Sebastian Barry talks about his acclaimed new novel Days Without End. It won the prestigious Costa Book of the Year prize in January. Then, Adelia Saunders discusses her debut novel, Indelible. It’s about a young woman who can read details of people’s lives written on their skin and the father and son whose secrets and searches become intertwined with hers.
Classic tropes of the cowboy Western feature John Wayne-type he-men who conquer the Indian savages and sweep pretty women off their feet. It is the classic myth of the American identity in all it’s racist and macho glorification.
But Irish writer Sebastian Barry paints a different portrait of the Old West in his acclaimed new novel Days Without End, one that traverses the socially accepted notions of the 19th century frontier about identity, justice and gender.
The tale is told from the point of view of a poor Irish immigrant, Thomas McNulty, who escapes famine in his own land to become a soldier, first in the Indian Wars and then the Civil War. McNulty’s companion throughout is his lover and brother-in-arms John Cole.
The two of them, both orphans, participate in the brutal slaughter of Indian families; then they take in a remarkable young girl orphaned by their own actions to make a redemptive family of their own.
Barry’s treatment of the relationship between Thomas and John is both matter of fact and tender — and was in part informed by the coming out of his own son as a gay man.
Days Without End is at once a story about the human capacity for terrible violence and inhumanity as well as about its capacity for love and compassion, all told in Barry’s exuberant and poetic voice.
Sebastian Barry, considered one of Ireland’s finest writers, is a playwright, novelist and poet. He has twice been shortlisted for the Man Booker Prize for his novels A Long Long Way (2005) and The Secret Scripture (2008).
What if you could read the truth about a person written on their skin? Would it be a gift — or a curse? Would you tell what you see — or would you keep it secret? That’s the idea that lies at the center of Adelia Saunders’ terrific debut novel, Indelible.
It traces three intersecting stories.
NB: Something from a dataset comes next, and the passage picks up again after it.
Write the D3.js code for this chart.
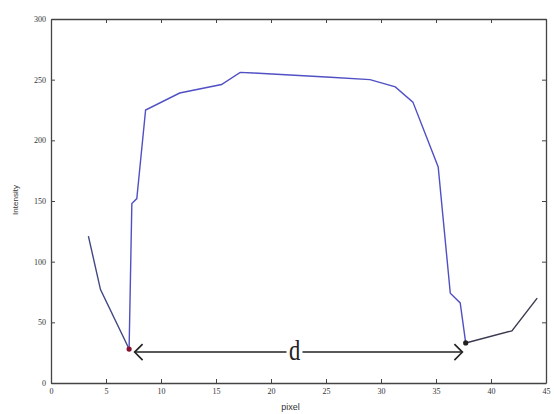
<!DOCTYPE html>
<html>
<head>
<meta charset="utf-8">
<script src="https://cdn.jsdelivr.net/npm/d3@7"></script>
<style>
  body { margin: 0; background: #fff; }
  svg { display: block; }
</style>
</head>
<body>
<div id="chart"></div>
<script>
// profile values
const leftTail = [[3.4, 121], [4.5, 77], [7.1, 28]];
const profile = [
  [7.1, 28], [7.35, 148], [7.8, 152], [8.6, 225], [11.7, 239], [15.5, 246],
  [17.2, 256], [18.4, 255.5], [25.4, 252], [29, 250], [31.3, 244],
  [32.9, 231.5], [35.2, 178], [36.3, 74], [37.2, 66], [37.7, 33]
];
const rightTail = [[37.7, 33], [41.9, 43], [44.2, 70]];
const edgePoints = [[7.1, 28, "#8a1030"], [37.7, 33, "#222"]];
const arrow = { x0: 7.6, x1: 37.4, y: 25.5, label: "d" };
const xTicks = d3.range(0, 46, 5);
const yTicks = d3.range(0, 301, 50);

const width = 554, height = 414;
const m = { top: 19, right: 8, bottom: 31, left: 51 };

const svg = d3.select("#chart").append("svg")
  .attr("width", width).attr("height", height);

const x = d3.scaleLinear().domain([0, 45]).range([m.left, width - m.right]);
const y = d3.scaleLinear().domain([0, 300]).range([height - m.bottom, m.top]);

const line = d3.line().x((d) => x(d[0])).y((d) => y(d[1]));

// axes, matlab style box with inner ticks
const axisColor = "#444";
const styleAxis = (g) => {
  g.select(".domain").attr("stroke", axisColor).attr("stroke-width", 1.3);
  g.selectAll(".tick line").attr("stroke", axisColor);
  g.selectAll(".tick text")
    .attr("fill", "#333")
    .style("font-family", "Liberation Serif, serif")
    .style("font-size", "8px");
};
svg.append("g")
  .attr("transform", `translate(0,${y(0)})`)
  .call(d3.axisBottom(x).tickValues(xTicks).tickSizeInner(-4).tickSizeOuter(0).tickPadding(5))
  .call(styleAxis);
svg.append("g")
  .attr("transform", `translate(0,${y(300)})`)
  .call(d3.axisTop(x).tickValues(xTicks).tickSizeInner(-4).tickSizeOuter(0).tickFormat(""))
  .call(styleAxis);
svg.append("g")
  .attr("transform", `translate(${x(0)},0)`)
  .call(d3.axisLeft(y).tickValues(yTicks).tickSizeInner(-4).tickSizeOuter(0).tickPadding(5))
  .call(styleAxis);
svg.append("g")
  .attr("transform", `translate(${x(45)},0)`)
  .call(d3.axisRight(y).tickValues(yTicks).tickSizeInner(-4).tickSizeOuter(0).tickFormat(""))
  .call(styleAxis);

// labels
svg.append("text")
  .attr("x", (x(0) + x(45)) / 2 - 8).attr("y", height - 4)
  .attr("text-anchor", "middle")
  .style("font-family", "Liberation Sans, sans-serif").style("font-size", "9px")
  .attr("fill", "#333").text("pixel");
svg.append("text")
  .attr("transform", `translate(18,${(y(0) + y(300)) / 2 - 1}) rotate(-90)`)
  .attr("text-anchor", "middle")
  .style("font-family", "Liberation Sans, sans-serif").style("font-size", "8px")
  .attr("fill", "#333").text("Intensity");

// curves
svg.append("path").datum(leftTail)
  .attr("d", line).attr("fill", "none").attr("stroke", "#404880").attr("stroke-width", 1.4);
svg.append("path").datum(rightTail)
  .attr("d", line).attr("fill", "none").attr("stroke", "#3a3a50").attr("stroke-width", 1.4);
svg.append("path").datum(profile)
  .attr("d", line).attr("fill", "none").attr("stroke", "#5050c4").attr("stroke-width", 1.4);

svg.selectAll("circle.edge").data(edgePoints).join("circle")
  .attr("class", "edge")
  .attr("cx", (d) => x(d[0])).attr("cy", (d) => y(d[1]))
  .attr("r", 2.6).attr("fill", (d) => d[2]);

// distance arrow
const ay = y(arrow.y);
const ax0 = x(arrow.x0), ax1 = x(arrow.x1);
const mid = (ax0 + ax1) / 2 - 4;
const arr = svg.append("g").attr("stroke", "#222").attr("stroke-width", 1.6).attr("fill", "none");
arr.append("line").attr("x1", ax0).attr("x2", mid - 8).attr("y1", ay).attr("y2", ay);
arr.append("line").attr("x1", mid + 8).attr("x2", ax1).attr("y1", ay).attr("y2", ay);
arr.append("path").attr("d", `M${ax0 + 8},${ay - 8} L${ax0},${ay} L${ax0 + 8},${ay + 8}`);
arr.append("path").attr("d", `M${ax1 - 8},${ay - 8} L${ax1},${ay} L${ax1 - 8},${ay + 8}`);
svg.append("text")
  .attr("transform", `translate(${mid},${ay + 8}) scale(0.75,1)`)
  .attr("text-anchor", "middle")
  .style("font-family", "Liberation Serif, serif").style("font-size", "30px")
  .attr("fill", "#222").text(arrow.label);
</script>
</body>
</html>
Magdalena, a young woman from eastern Europe, can read the details of a person’s life on their skin. She meets Neil, a young American scholar studying in the Paris archives who carries Magdalena’s name on his cheek. And, unbeknownst to them, Neil’s father is also consulting the archives in Paris, on the trail to uncover the truth about the mother who abandoned him.
Saunders tells her story with deft precision to her plot and exploration of character. Indelible is a real page-turner with a totally satisfying ending.